Nessa reunião colocámos tudo em cima da mesa e decidimos vir embora, bem como os 10 jogadores que nos acompanharam, porque não queríamos estar num processo de aldrabices constante onde o investidor quer fazer o papel de presidente, director desportivo e treinador. Isso não podemos aceitar.

-Isso foi um sinal que o grupo estava unido?
-Os capitães- Xavier, Filipe e Talaia foram empurrados para fora do clube. Ao Talaia queria-lhe baixar a ajuda de custo. Quando o Filipe se lesionou, no início da época, perguntou-lhe se essa lesão já não vinha de outros clubes e se eles não estavam interessados em ficar com ele. Depois  implicou com a idade do Xavier, quando ele sabia perfeitamente a idade dele quando assinou pelo Palmeiras.

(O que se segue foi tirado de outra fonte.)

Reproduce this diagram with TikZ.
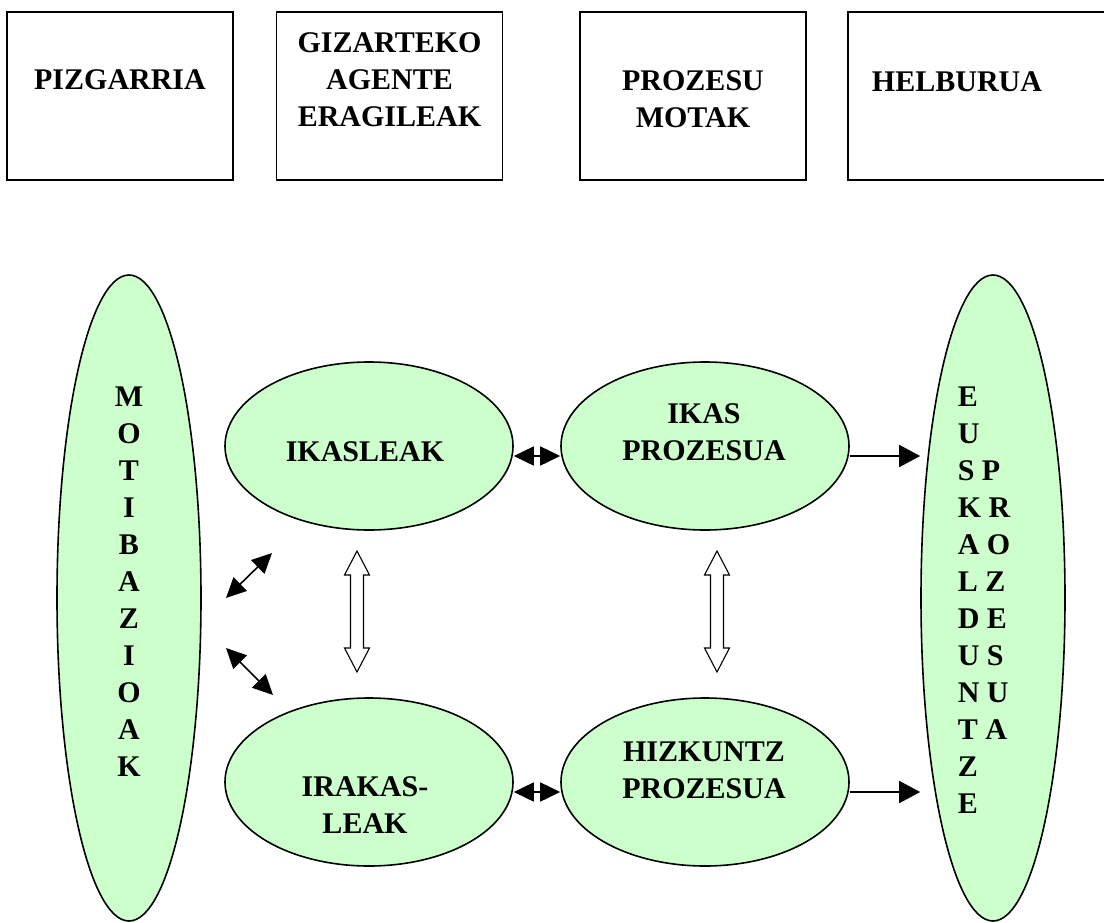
\documentclass[tikz,border=0pt]{standalone}
\usepackage{fontspec}
\setmainfont{Liberation Serif}
\usepackage{tikz}
\usetikzlibrary{shapes.geometric,arrows.meta}
\definecolor{palegreen}{RGB}{204,255,204}

\begin{document}
\begin{tikzpicture}[x=1pt,y=-1pt,line width=1.6pt,
  topbox/.style={draw,rectangle,minimum width=226pt,minimum height=168pt,inner sep=0pt},
  blob/.style={draw,ellipse,fill=palegreen,inner sep=0pt},
  bigblob/.style={blob,minimum width=144pt,minimum height=646pt},
  smallblob/.style={blob,minimum width=288pt,minimum height=168pt},
  word/.style={font=\bfseries\fontsize{30}{37}\selectfont,align=center,inner sep=0pt},
  tip/.style={-{Triangle[length=21pt,width=22pt]}},
  bitip/.style={{Triangle[length=20pt,width=19pt]}-{Triangle[length=20pt,width=19pt]}},
  smalltip/.style={{Triangle[length=20pt,width=19pt]}-{Triangle[length=20pt,width=19pt]}},
  hollow/.style={draw,fill=white,line width=1.1pt,line join=miter}]
  \useasboundingbox (0,0) rectangle (1104,922);
  \node[topbox] (pizBox) at (120,96) {};
  \node[word] (pizText) at (120,80) {PIZGARRIA};
  \node[topbox] (gizBox) at (389.5,96) {};
  \node[word] (gizText) at (389.5,80) {GIZARTEKO\\AGENTE\\ERAGILEAK};
  \node[topbox] (prozBox) at (693,96) {};
  \node[word] (prozText) at (693,99.5) {PROZESU\\MOTAK};
  \node[topbox,minimum width=272pt] (helBox) at (984,96) {};
  \node[word] (helText) at (957,82) {HELBURUA};

  \node[bigblob] (motib) at (129,598) {};
  \node[word] (motibText) at (129,582) {M\\O\\T\\I\\B\\A\\Z\\I\\O\\A\\K};
  \node[bigblob] (euskal) at (993,598) {};
  \node[word,align=left,anchor=west] (euskalText) at (957,600.5)
    {E\\U\\S P\\K R\\A O\\L Z\\D E\\U S\\N U\\T A\\Z\\E};

  \node[smallblob] (ikasleak) at (369,446) {};
  \node[word] (ikasleakText) at (365,452) {IKASLEAK};
  \node[smallblob] (ikasProz) at (705,446) {};
  \node[word] (ikasProzText) at (704,432.5) {IKAS\\PROZESUA};
  \node[smallblob] (irakasleak) at (369,782) {};
  \node[word] (irakasleakText) at (365,805.5) {IRAKAS-\\LEAK};
  \node[smallblob] (hizkProz) at (705,782) {};
  \node[word] (hizkProzText) at (704,770.5) {HIZKUNTZ\\PROZESUA};

  \draw[bitip] ([yshift=-10pt]ikasleak.east) -- ([yshift=-10pt]ikasProz.west);
  \draw[bitip] ([yshift=-10pt]irakasleak.east) -- ([yshift=-10pt]hizkProz.west);
  \draw[tip] ([yshift=-10pt]ikasProz.east) -- ([yshift=-10pt]ikasProz.east -| euskal.west);
  \draw[tip] ([yshift=-10pt]hizkProz.east) -- ([yshift=-10pt]hizkProz.east -| euskal.west);

  \coordinate (motibUp) at (226,598);
  \coordinate (ikasleakLow) at (272,553);
  \draw[smalltip] (motibUp) -- (ikasleakLow);
  \coordinate (motibLow) at (226,648);
  \coordinate (irakasleakUp) at (273,695);
  \draw[smalltip] (motibLow) -- (irakasleakUp);

  \coordinate (leftTop) at (357,551);
  \coordinate (leftBot) at (357,672);
  \draw[hollow] (leftTop) -- ++(12.5,24) -- ++(-6,0) -- ++(0,73) -- ++(6,0) -- (leftBot)
    -- ++(-12.5,-24) -- ++(6,0) -- ++(0,-73) -- ++(-6,0) -- cycle;
  \coordinate (rightTop) at (717,551);
  \coordinate (rightBot) at (717,672);
  \draw[hollow] (rightTop) -- ++(12.5,24) -- ++(-6,0) -- ++(0,73) -- ++(6,0) -- (rightBot)
    -- ++(-12.5,-24) -- ++(6,0) -- ++(0,-73) -- ++(-6,0) -- cycle;
\end{tikzpicture}
\end{document}
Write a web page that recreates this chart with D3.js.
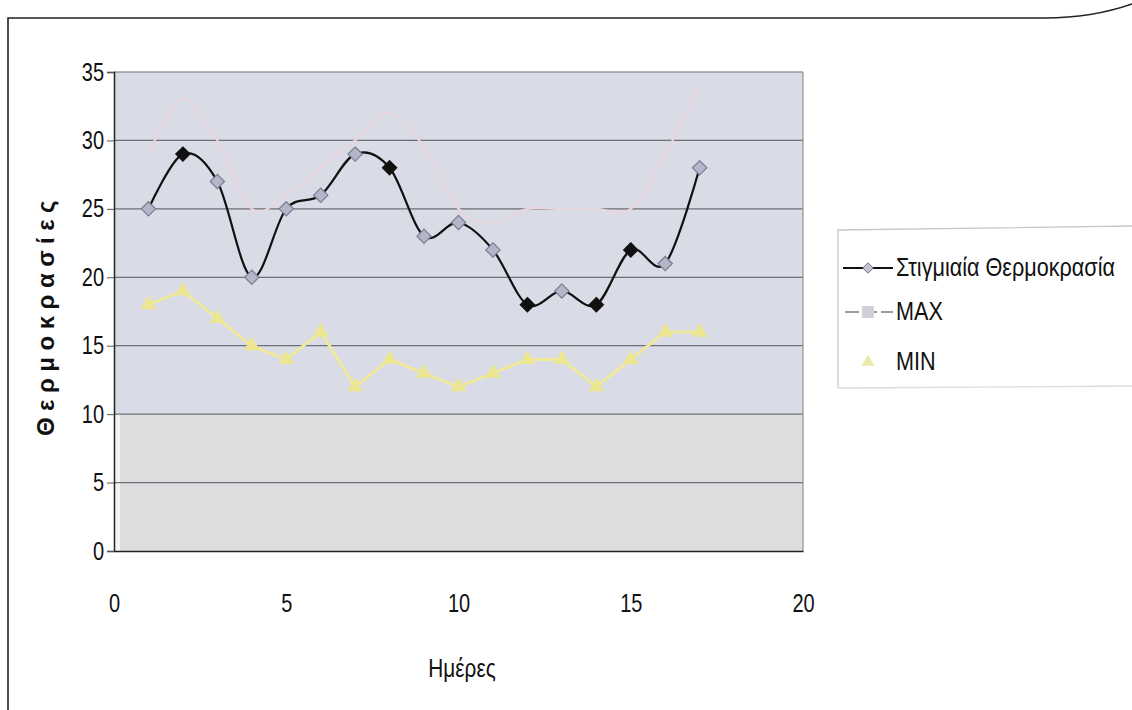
<!DOCTYPE html>
<html>
<head>
<meta charset="utf-8">
<script src="https://cdn.jsdelivr.net/npm/d3@7"></script>
<style>
  html, body { margin: 0; padding: 0; background: #fff; }
  svg { display: block; }
  text { font-family: 'Liberation Sans', Arial, sans-serif; fill: #111; }
  .narrow-end { transform-box: fill-box; transform-origin: right center; transform: scaleX(0.8); }
  .narrow-mid { transform-box: fill-box; transform-origin: center center; transform: scaleX(0.8); }
  .narrow-start { transform-box: fill-box; transform-origin: left center; transform: scaleX(0.865); }
</style>
</head>
<body>
<svg id="chart" width="1132" height="710"></svg>
<script>
// Days of the observation period
const days = [1, 2, 3, 4, 5, 6, 7, 8, 9, 10, 11, 12, 13, 14, 15, 16, 17];
// Instantaneous temperature readings
const instant = [25, 29, 27, 20, 25, 26, 29, 28, 23, 24, 22, 18, 19, 18, 22, 21, 28];
// Daily maximum
const maxTemp = [29, 33, 30, 25, 26, 28, 30, 32, 29.5, 25, 24, 25, 25, 25, 25, 29, 34];
// Daily minimum
const minTemp = [18, 19, 17, 15, 14, 16, 12, 14, 13, 12, 13, 14, 14, 12, 14, 16, 16];
// Axis ticks
const xTicks = [0, 5, 10, 15, 20];
const yTicks = [0, 5, 10, 15, 20, 25, 30, 35];
// Days whose instantaneous marker is drawn solid
const solidDays = [2, 8, 12, 14, 15];

const seriesNames = ["Στιγμιαία Θερμοκρασία", "MAX", "MIN"];
const xTitle = "Ημέρες";
const yTitle = "Θερμοκρασίες";

const svg = d3.select("#chart");
const x = d3.scaleLinear().domain([0, 20]).range([114, 803]);
const y = d3.scaleLinear().domain([0, 35]).range([551, 72]);

// Page frame (sheet edge, curling up at the right)
svg.append("path")
  .attr("d", "M8,710 L8,18 L1045,18 C1085,18 1112,11 1132,4")
  .attr("fill", "none").attr("stroke", "#222").attr("stroke-width", 1.6);

// Plot area background: two tones
svg.append("rect")
  .attr("x", x(0)).attr("y", y(35))
  .attr("width", x(20) - x(0)).attr("height", y(10) - y(35))
  .attr("fill", "#d9dbe6");
svg.append("rect")
  .attr("x", x(0) + 6).attr("y", y(10))
  .attr("width", x(20) - x(0) - 6).attr("height", y(0) - y(10))
  .attr("fill", "#dddedf");
svg.append("rect")
  .attr("x", x(0)).attr("y", y(10))
  .attr("width", 6).attr("height", y(0) - y(10))
  .attr("fill", "#f4f4f4");

// Horizontal gridlines
svg.append("g").selectAll("line")
  .data(yTicks.filter(d => d > 0 && d < 35))
  .join("line")
  .attr("x1", x(0)).attr("x2", x(20))
  .attr("y1", d => y(d)).attr("y2", d => y(d))
  .attr("stroke", "#6f7075").attr("stroke-width", 1.3);

// Plot border
svg.append("line").attr("x1", x(0)).attr("x2", x(20)).attr("y1", y(35)).attr("y2", y(35))
  .attr("stroke", "#9a9a9a").attr("stroke-width", 1.3);
svg.append("line").attr("x1", x(20)).attr("x2", x(20)).attr("y1", y(35)).attr("y2", y(0))
  .attr("stroke", "#9a9a9a").attr("stroke-width", 1.3);

// Axes
const yAxis = d3.axisLeft(y).tickValues(yTicks).tickSize(7).tickPadding(3).tickFormat(d3.format("d"));
const gy = svg.append("g").attr("transform", `translate(${x(0)},0)`).call(yAxis);
gy.select(".domain").attr("stroke", "#222").attr("stroke-width", 1.5);
gy.selectAll(".tick line").attr("stroke", "#555");
gy.selectAll(".tick text").attr("class", "narrow-end")
  .style("font-size", "25px").attr("font-family", null).attr("fill", "#111");

const xAxis = d3.axisBottom(x).tickValues(xTicks).tickSize(0).tickPadding(43).tickFormat(d3.format("d"));
const gx = svg.append("g").attr("transform", `translate(0,${y(0)})`).call(xAxis);
gx.select(".domain").attr("stroke", "#222").attr("stroke-width", 1.5);
gx.selectAll(".tick text").attr("class", "narrow-mid")
  .style("font-size", "25px").attr("font-family", null).attr("fill", "#111");

// Axis titles
svg.append("text").attr("x", 462).attr("y", 677).attr("class", "narrow-mid")
  .attr("text-anchor", "middle").style("font-size", "26px").text(xTitle);
svg.append("text")
  .attr("transform", "translate(54,315) rotate(-90)")
  .attr("text-anchor", "middle")
  .style("font-size", "24px").style("font-weight", "bold").style("letter-spacing", "6.5px")
  .text(yTitle);

const pts = vals => days.map((d, i) => [x(d), y(vals[i])]);
const smooth = d3.line().curve(d3.curveCatmullRom.alpha(0));

// MAX series: faint smoothed line
svg.append("path").attr("d", smooth(pts(maxTemp)))
  .attr("fill", "none").attr("stroke", "#e8d6de").attr("stroke-width", 2.2);

// MIN series: yellow line with triangles
svg.append("path").attr("d", d3.line()(pts(minTemp)))
  .attr("fill", "none").attr("stroke", "#efe99c").attr("stroke-width", 3);
const tri = d3.symbol().type(d3.symbolTriangle).size(110);
svg.append("g").selectAll("path")
  .data(days.map((d, i) => [d, minTemp[i]]))
  .join("path")
  .attr("transform", d => `translate(${x(d[0])},${y(d[1])})`)
  .attr("d", tri).attr("fill", "#ece693");

// Instantaneous series: black smoothed line with diamonds
svg.append("path").attr("d", smooth(pts(instant)))
  .attr("fill", "none").attr("stroke", "#111").attr("stroke-width", 2.2);
const dia = d3.symbol().type(d3.symbolDiamond2).size(130);
svg.append("g").selectAll("path")
  .data(days.map((d, i) => [d, instant[i]]))
  .join("path")
  .attr("transform", d => `translate(${x(d[0])},${y(d[1])})`)
  .attr("d", dia)
  .attr("fill", d => solidDays.includes(d[0]) ? "#111" : "#b3b6c9")
  .attr("stroke", d => solidDays.includes(d[0]) ? "#111" : "#7a7d90")
  .attr("stroke-width", 1.2);

// Legend
const lg = svg.append("g");
lg.append("path").attr("d", "M838,388 L838,230 L1132,226")
  .attr("fill", "none").attr("stroke", "#c8c8c8").attr("stroke-width", 1.3);
lg.append("line").attr("x1", 838).attr("x2", 1132).attr("y1", 388).attr("y2", 386)
  .attr("stroke", "#dcdcdc").attr("stroke-width", 1.3);

const rows = [268, 312, 362];
// entry 1
lg.append("line").attr("x1", 843).attr("x2", 893).attr("y1", rows[0]).attr("y2", rows[0])
  .attr("stroke", "#111").attr("stroke-width", 2);
lg.append("path").attr("transform", `translate(868,${rows[0]})`).attr("d", d3.symbol().type(d3.symbolDiamond2).size(70))
  .attr("fill", "#c3c5d3").attr("stroke", "#6d7083").attr("stroke-width", 1);
// entry 2
lg.append("line").attr("x1", 845).attr("x2", 893).attr("y1", rows[1]).attr("y2", rows[1])
  .attr("stroke", "#9b9ba0").attr("stroke-width", 2).attr("stroke-dasharray", "14,4");
lg.append("rect").attr("x", 862).attr("y", rows[1] - 6).attr("width", 12).attr("height", 12)
  .attr("fill", "#cfd0d8");
// entry 3
lg.append("path").attr("transform", `translate(868,${rows[2]})`).attr("d", d3.symbol().type(d3.symbolTriangle).size(70))
  .attr("fill", "#e8eca8");

lg.selectAll("text.lbl").data(seriesNames).join("text")
  .attr("class", "lbl narrow-start")
  .attr("x", 896).attr("y", (d, i) => rows[i] + 8)
  .style("font-size", "25px").text(d => d);
</script>
</body>
</html>
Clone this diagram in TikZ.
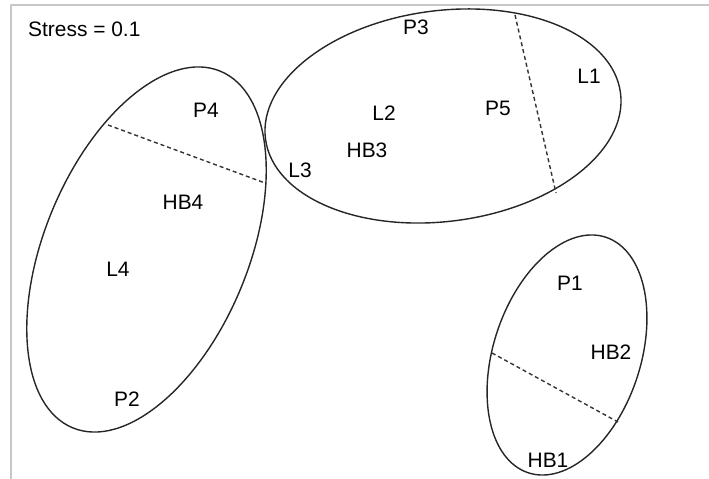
\documentclass[tikz,border=0pt]{standalone}
\usepackage{fontspec}
\setmainfont{Liberation Sans}
\begin{document}
\begin{tikzpicture}[line join=bevel,
    lbl/.style={inner sep=0pt,font=\fontsize{21}{24}\selectfont},
    grp/.style={draw=black!85,line width=1.4bp},
    cut/.style={draw=black!80,line width=1.4bp,dash pattern=on 4bp off 3bp},
    ]
    %%
    \useasboundingbox (0bp,0bp) rectangle (709bp,479bp);
    \draw [black!22,line width=1.6bp] (11.0bp,0bp) -- (11.0bp,474.0bp) -- (709bp,474.0bp);
    %%
    \node (stress) at (28.0bp,450.0bp) [lbl,anchor=west] {Stress = 0.1};
    \node (P3) at (416.0bp,452.0bp) [lbl] {P3};
    \node (L1) at (589.0bp,403.0bp) [lbl] {L1};
    \node (L2) at (384.0bp,366.0bp) [lbl] {L2};
    \node (P5) at (498.0bp,371.0bp) [lbl] {P5};
    \node (HB3) at (367.0bp,329.0bp) [lbl] {HB3};
    \node (L3) at (300.0bp,309.0bp) [lbl] {L3};
    \node (P4) at (206.0bp,369.0bp) [lbl] {P4};
    \node (HB4) at (183.0bp,277.0bp) [lbl] {HB4};
    \node (L4) at (118.0bp,210.0bp) [lbl] {L4};
    \node (P2) at (127.0bp,80.0bp) [lbl] {P2};
    \node (P1) at (570.0bp,196.0bp) [lbl] {P1};
    \node (HB2) at (611.0bp,127.0bp) [lbl] {HB2};
    \node (HB1) at (548.0bp,19.0bp) [lbl] {HB1};
    %% groups
    \draw [grp,rotate around={67.5:(146.5bp,229.5bp)}] (146.5bp,229.5bp) ellipse (193bp and 102bp);
    \draw [grp,rotate around={7.4:(443.0bp,363.0bp)}] (443.0bp,363.0bp) ellipse (179bp and 105.4bp);
    \draw [grp,rotate around={71.8:(567.0bp,124.0bp)}] (567.0bp,124.0bp) ellipse (124bp and 73.6bp);
    %% splits
    \coordinate (a1) at (108.0bp,354.0bp);
    \coordinate (a2) at (265.0bp,296.0bp);
    \coordinate (b1) at (515.0bp,464.0bp);
    \coordinate (b2) at (556.0bp,286.0bp);
    \coordinate (c1) at (492.0bp,126.0bp);
    \coordinate (c2) at (618.0bp,57.0bp);
    \draw [cut] (a1) -- (a2);
    \draw [cut] (b1) -- (b2);
    \draw [cut] (c1) -- (c2);
    %
\end{tikzpicture}
\end{document}
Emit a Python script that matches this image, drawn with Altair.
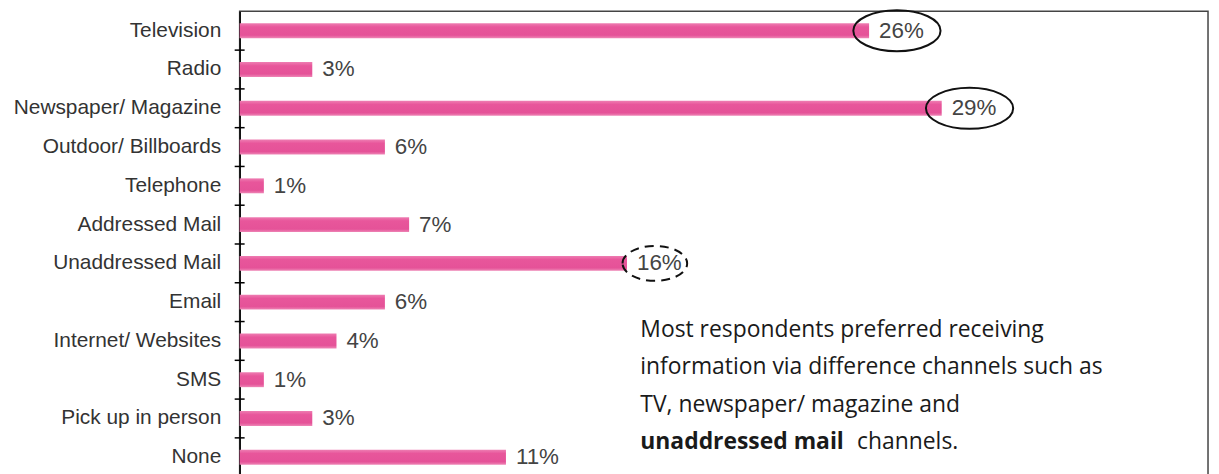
import altair as alt
import pandas as pd

# ---- data ----
categories = ["Television", "Radio", "Newspaper/ Magazine", "Outdoor/ Billboards",
              "Telephone", "Addressed Mail", "Unaddressed Mail", "Email",
              "Internet/ Websites", "SMS", "Pick up in person", "None"]
values = [26, 3, 29, 6, 1, 7, 16, 6, 4, 1, 3, 11]
value_labels = [f"{v}%" for v in values]
circled_solid = ["Television", "Newspaper/ Magazine"]
circled_dashed = ["Unaddressed Mail"]
note_lines = ["Most respondents preferred receiving",
              "information via difference channels such as",
              "TV, newspaper/ magazine and"]
note_bold = "unaddressed mail"
note_tail = "channels."

df = pd.DataFrame({"cat": categories, "val": values, "label": value_labels})

LABEL_FONT = "Liberation Sans"
NOTE_FONT = "Open Sans"


def ellipse_path(ry):
    k = 0.5523
    return (f"M -1 0 C -1 {-k*ry:.4f} {-k:.4f} {-ry:.4f} 0 {-ry:.4f} "
            f"C {k:.4f} {-ry:.4f} 1 {-k*ry:.4f} 1 0 "
            f"C 1 {k*ry:.4f} {k:.4f} {ry:.4f} 0 {ry:.4f} "
            f"C {-k:.4f} {ry:.4f} -1 {k*ry:.4f} -1 0 Z")


x_enc = alt.X("val:Q", scale=alt.Scale(domain=[0, 40], nice=False, zero=True), axis=None)
y_enc = alt.Y("cat:N", sort=categories, title=None,
              scale=alt.Scale(paddingInner=0, paddingOuter=0),
              axis=alt.Axis(labelFont=LABEL_FONT, labelFontSize=21, labelColor="#333333",
                            labelPadding=19, ticks=False, tickSize=0, domain=True,
                            domainColor="#000000", domainWidth=1.5, grid=False,
                            labelLimit=300))
y_plain = alt.Y("cat:N", sort=categories)

bar_fill = alt.Gradient(
    gradient="linear",
    stops=[alt.GradientStop(color="#ee7db2", offset=0),
           alt.GradientStop(color="#e8569b", offset=0.25),
           alt.GradientStop(color="#e55298", offset=0.8),
           alt.GradientStop(color="#ee86b6", offset=1)],
    x1=0, x2=0, y1=0, y2=1)

bars = alt.Chart(df).mark_bar(height=15, color=bar_fill).encode(x=x_enc, y=y_enc)

texts = alt.Chart(df).mark_text(align="left", baseline="middle", dx=10, font=LABEL_FONT,
                                fontSize=22.5, color="#444444").encode(
    x=x_enc, y=y_plain, text="label:N")

ticks = alt.Chart(df).transform_filter(
    alt.datum.cat != categories[0]
).mark_rule(color="#000000", strokeWidth=1.5).encode(
    y=alt.Y("cat:N", sort=categories, bandPosition=0),
    x=alt.value(-5), x2=alt.value(5))

solid_ell = alt.Chart(df).transform_filter(
    alt.FieldOneOfPredicate(field="cat", oneOf=circled_solid)
).mark_point(shape=ellipse_path(0.47), size=7700, filled=False, color="#111111",
             strokeWidth=2, opacity=1, xOffset=28).encode(x=x_enc, y=y_plain)

dashed_ell = alt.Chart(df).transform_filter(
    alt.FieldOneOfPredicate(field="cat", oneOf=circled_dashed)
).mark_point(shape=ellipse_path(0.54), size=4225, filled=False, color="#111111",
             strokeWidth=2, opacity=1, strokeDash=[9, 6], xOffset=28).encode(x=x_enc, y=y_plain)

note_layers = []
line_y = [321, 358, 396]
for txt, yy in zip(note_lines, line_y):
    note_layers.append(
        alt.Chart(pd.DataFrame({"t": [txt]})).mark_text(
            align="left", baseline="middle", font=NOTE_FONT, fontSize=23, color="#1a1a1a"
        ).encode(text="t:N", x=alt.value(403), y=alt.value(yy)))
note_layers.append(
    alt.Chart(pd.DataFrame({"t": [note_bold]})).mark_text(
        align="left", baseline="middle", font=NOTE_FONT, fontSize=23, fontWeight="bold",
        color="#1a1a1a").encode(text="t:N", x=alt.value(403), y=alt.value(433)))
note_layers.append(
    alt.Chart(pd.DataFrame({"t": [note_tail]})).mark_text(
        align="left", baseline="middle", font=NOTE_FONT, fontSize=23, color="#1a1a1a"
    ).encode(text="t:N", x=alt.value(621), y=alt.value(433)))

chart = alt.layer(bars, texts, ticks, solid_ell, dashed_ell, *note_layers).properties(
    width=974, height=468,
    autosize=alt.AutoSizeParams(type="none"),
    padding={"left": 233, "top": 2, "right": 3, "bottom": 0},
    background="#ffffff",
).configure_view(stroke="#444444", strokeWidth=1.5)

chart.save("out.html", embed_options={"renderer": "svg", "actions": False})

Os portugueses, e os próprios brasileiros, estavam a chorar quando nos fomos despedir. Isso é uma demonstração que tinha o plantel unido. É um grupo no qual me orgulho imenso em ter treinador.  O Palmeiras tinha uma equipa belíssima para subir de divisão se nos deixassem.
Infelizmente, existe uma única pessoa que não quer. Quer mandar clube. Ele disse-me que era o dono do clube.

-Não saíram por questões financeiras?
-Não saímos pelo dinheiro, mas sim pelo facto de ele se intrometer no trabalho da equipa técnica e faltar ao respeito aos jogadores. Quero deixar claro que o Nuno Borges, o Ricardo Teixeira e o André Cacheina, mais os 10 jogadores, se o António Fusa sair segunda-feira, na terça voltamos ao trabalho.

-Está arrependido de ter ficado no início da época?
-Não. O futebol é um meio em que isto pode acontecer e também nos faz crescer. O quer deixo é um apelo às pessoas que mandam nos clubes: não partam para soluções que parecem ser as mais fáceis e que depois se transformam num “bicho de sete cabeças” que é isso que está a acontecer ao Palmeiras, que atravessa um período complicado em termos financeiros e esses senhores aproveitaram-se disso. Deixo o Palmeiras em primeiro lugar, o que não acontecia há 15 anos. Outros projectos vão surgir.